For jobs available on NurseFly as of Friday, January 22nd 2021, the average weekly pay for Perioperative Nurse jobs is $2,232, but can pay up to $3,400 per week. In 2021, Perioperative Nurses jobs on Nursefly paid a gross average weekly pay of $1,877 per week working an average of 36 hours per week. This includes non-taxable compensation like living stipends, meal stipends, and housing which add up to an average value of $1,026 per week.
- min - $1,544
- avg - $2,232
- max - $3,400
What does a Pre-Op nurse do?
Pre-op nurses perform all essential duties to prepare patients physically and psychologically for surgical procedures with the goal of creating positive patient outcomes. This includes collecting medical histories and vitals, while assessing patients’ conditions to ensure they’re stable enough for surgery. Pre-op nurses also ensure operative and informed consents and other documents are complete, but their primary objective is to provide emotional support to patients and their families. This includes explaining specific details about patients’ procedures and answering questions to reduce apprehension. Other duties a pre-op nurse might perform include:
Performing necessary pre-op tests, such as chest x-rays or blood glucose measurements
Starting intravenous catheters
Applying monitoring equipment, including pulse oximeters
Cleansing and/or shaving procedure areas
Ensuring patients void before surgery
Administering prescribed preoperative medications
Monitoring patients and their vital signs
Maintaining patients' baseline hemodynamic statuses
Identifying expected patient outcomes
Troubleshooting potential problems before bringing patients to the OR suite
Communicating with other surgical team members to ensure consistent patient care
Maintaining and restocking supplies and equipment in preoperative holding area
Where do Pre-Op nurses work?
Pre-op nurses work within the preoperative holding areas in the surgical unit of hospitals and medical centers. They may also work in ambulatory or outpatient surgical centers, teaching hospitals, children’s hospitals, and cancer centers.
What skills make a good Pre-Op nurse?
RNs who work in pre-op have specialized knowledge and skills in perioperative nursing and surgical equipment, and advanced knowledge in acute patient care and assessment techniques. They excel at establishing rapport with patients through empathy, compassion, and their solid interpersonal, verbal, and nonverbal communication skills. These skills help them effectively gather patient information, while also communicating with patients so they fully understand their upcoming procedures. Good pre-op nurses are organized and detail-oriented, so they can gather lots of data in short amounts of time without making patients feel rushed. Other desirable skills include prioritization, interdisciplinary teamwork, and leadership skills to effectively work as part of a surgical nursing team.

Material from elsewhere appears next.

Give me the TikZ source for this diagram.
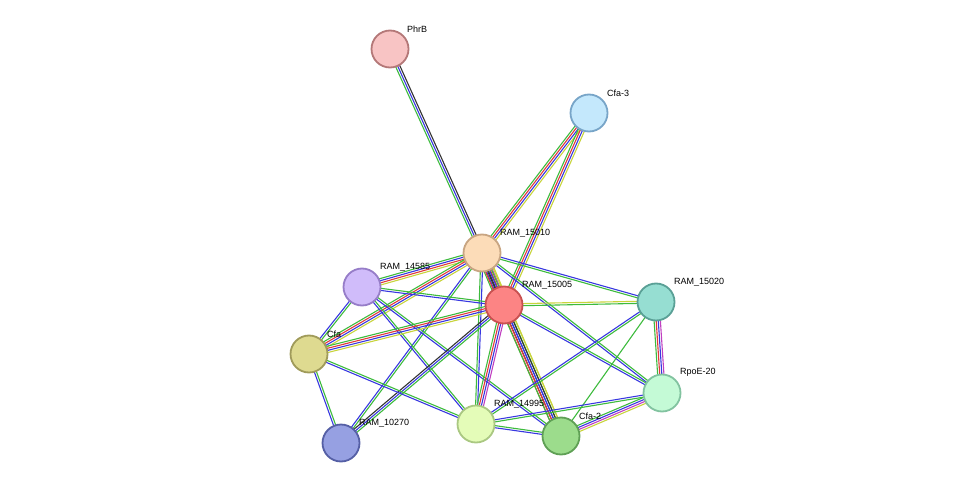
\documentclass[tikz,border=0pt]{standalone}
\usepackage{fontspec}
\setmainfont{Liberation Sans}
\usetikzlibrary{calc,backgrounds}
\definecolor{cg}{HTML}{3DBB3D}
\definecolor{cb}{HTML}{3838E0}
\definecolor{ck}{HTML}{333333}
\definecolor{cr}{HTML}{E03A3A}
\definecolor{cy}{HTML}{C8D43C}
\definecolor{cp}{HTML}{C040C0}
\newcommand\edg[4]{%
  \foreach \c [count=\i] in {#4} {%
    \pgfmathsetmacro\o{(\i-(#3+1)/2)*2.1}%
    \draw[\c,line width=1.1pt] ($(#1.center)!\o pt!90:(#2.center)$) -- ($(#2.center)!\o pt!-90:(#1.center)$);
  }}
\tikzset{
  prot/.style={circle,minimum size=37pt,inner sep=0pt,line width=1.8pt},
  lab/.style={font=\fontsize{9}{11}\selectfont,anchor=south west,inner sep=1pt}
}
\begin{document}
\begin{tikzpicture}[x=1pt,y=-1pt]
\useasboundingbox (0,0) rectangle (976,489);
\node[prot,fill={rgb,255:red,248;green,196;blue,196},draw={rgb,255:red,180;green,120;blue,120}] (phrb) at (390,49) {};
\node[prot,fill={rgb,255:red,196;green,232;blue,252},draw={rgb,255:red,120;green,165;blue,200}] (cfa3) at (589,113) {};
\node[prot,fill={rgb,255:red,252;green,220;blue,184},draw={rgb,255:red,200;green,165;blue,130}] (r15010) at (482,253) {};
\node[prot,fill={rgb,255:red,208;green,188;blue,250},draw={rgb,255:red,150;green,125;blue,200}] (r14585) at (362,287) {};
\node[prot,fill={rgb,255:red,252;green,132;blue,132},draw={rgb,255:red,200;green,80;blue,80}] (r15005) at (504,305) {};
\node[prot,fill={rgb,255:red,150;green,222;blue,210},draw={rgb,255:red,90;green,160;blue,150}] (r15020) at (656,302) {};
\node[prot,fill={rgb,255:red,222;green,218;blue,144},draw={rgb,255:red,160;green,155;blue,90}] (cfa) at (309,354) {};
\node[prot,fill={rgb,255:red,196;green,250;blue,214},draw={rgb,255:red,130;green,195;blue,160}] (rpoe) at (662,393) {};
\node[prot,fill={rgb,255:red,228;green,252;blue,184},draw={rgb,255:red,170;green,200;blue,130}] (r14995) at (476,424) {};
\node[prot,fill={rgb,255:red,156;green,220;blue,140},draw={rgb,255:red,95;green,160;blue,85}] (cfa2) at (561,436) {};
\node[prot,fill={rgb,255:red,150;green,160;blue,226},draw={rgb,255:red,85;green,95;blue,165}] (r10270) at (341,443) {};
\begin{scope}[on background layer]
\edg{phrb}{r15010}{3}{cg,cb,ck}
\edg{cfa3}{r15010}{4}{cg,cr,cb,cy}
\edg{cfa3}{r15005}{4}{cg,cr,cb,cy}
\edg{r15010}{r15005}{6}{cg,cb,ck,cr,cp,cy}
\edg{r15010}{r14585}{4}{cg,cb,cr,cy}
\edg{r15010}{cfa}{4}{cg,cr,cb,cy}
\edg{r15010}{r15020}{2}{cg,cb}
\edg{r15010}{rpoe}{2}{cb,cg}
\edg{r15010}{r14995}{2}{cg,cb}
\edg{r15010}{cfa2}{5}{cr,ck,cb,cg,cy}
\edg{r15010}{r10270}{2}{cb,cg}
\edg{r14585}{r15005}{2}{cb,cg}
\edg{r14585}{cfa}{2}{cb,cg}
\edg{r14585}{r14995}{2}{cb,cg}
\edg{r14585}{cfa2}{2}{cb,cg}
\edg{r15005}{cfa}{4}{cg,cr,cb,cy}
\edg{r15005}{r15020}{2}{cg,cy}
\edg{r15005}{rpoe}{2}{cb,cg}
\edg{r15005}{r14995}{4}{cg,cr,cb,cp}
\edg{r15005}{cfa2}{5}{cg,cr,cb,ck,cy}
\edg{r15005}{r10270}{3}{ck,cb,cg}
\edg{cfa}{r14995}{2}{cb,cg}
\edg{cfa}{r10270}{2}{cb,cg}
\edg{r15020}{rpoe}{4}{cg,cr,cb,cp}
\edg{r15020}{r14995}{2}{cb,cg}
\edg{r15020}{cfa2}{1}{cg}
\edg{rpoe}{r14995}{2}{cb,cg}
\edg{rpoe}{cfa2}{4}{cg,cb,cp,cy}
\edg{r14995}{cfa2}{2}{cb,cg}
\end{scope}
\node[lab] at (406,34) {PhrB};
\node[lab] at (606,98) {Cfa-3};
\node[lab] at (499,238) {RAM\_15010};
\node[lab] at (379,272) {RAM\_14585};
\node[lab] at (521,290) {RAM\_15005};
\node[lab] at (673,287) {RAM\_15020};
\node[lab] at (326,339) {Cfa};
\node[lab] at (679,378) {RpoE-20};
\node[lab] at (493,409) {RAM\_14995};
\node[lab] at (578,421) {Cfa-2};
\node[lab] at (358,428) {RAM\_10270};
\end{tikzpicture}
\end{document}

How to become a Pre-Op Travel Nurse
Pre-op travel nurses must be registered RNs, which requires an associate or a bachelor’s degree in nursing from an accredited institution, passing the NCLEX-RN exam and completing licensing requirements. RNs must also obtain Basic Life Support certification, plus Advanced Cardiovascular Life Support when working with adults and Pediatric Advanced Life Support when working with infants or children. Most travel pre-op nursing jobs prefer applicants with previous surgery experience.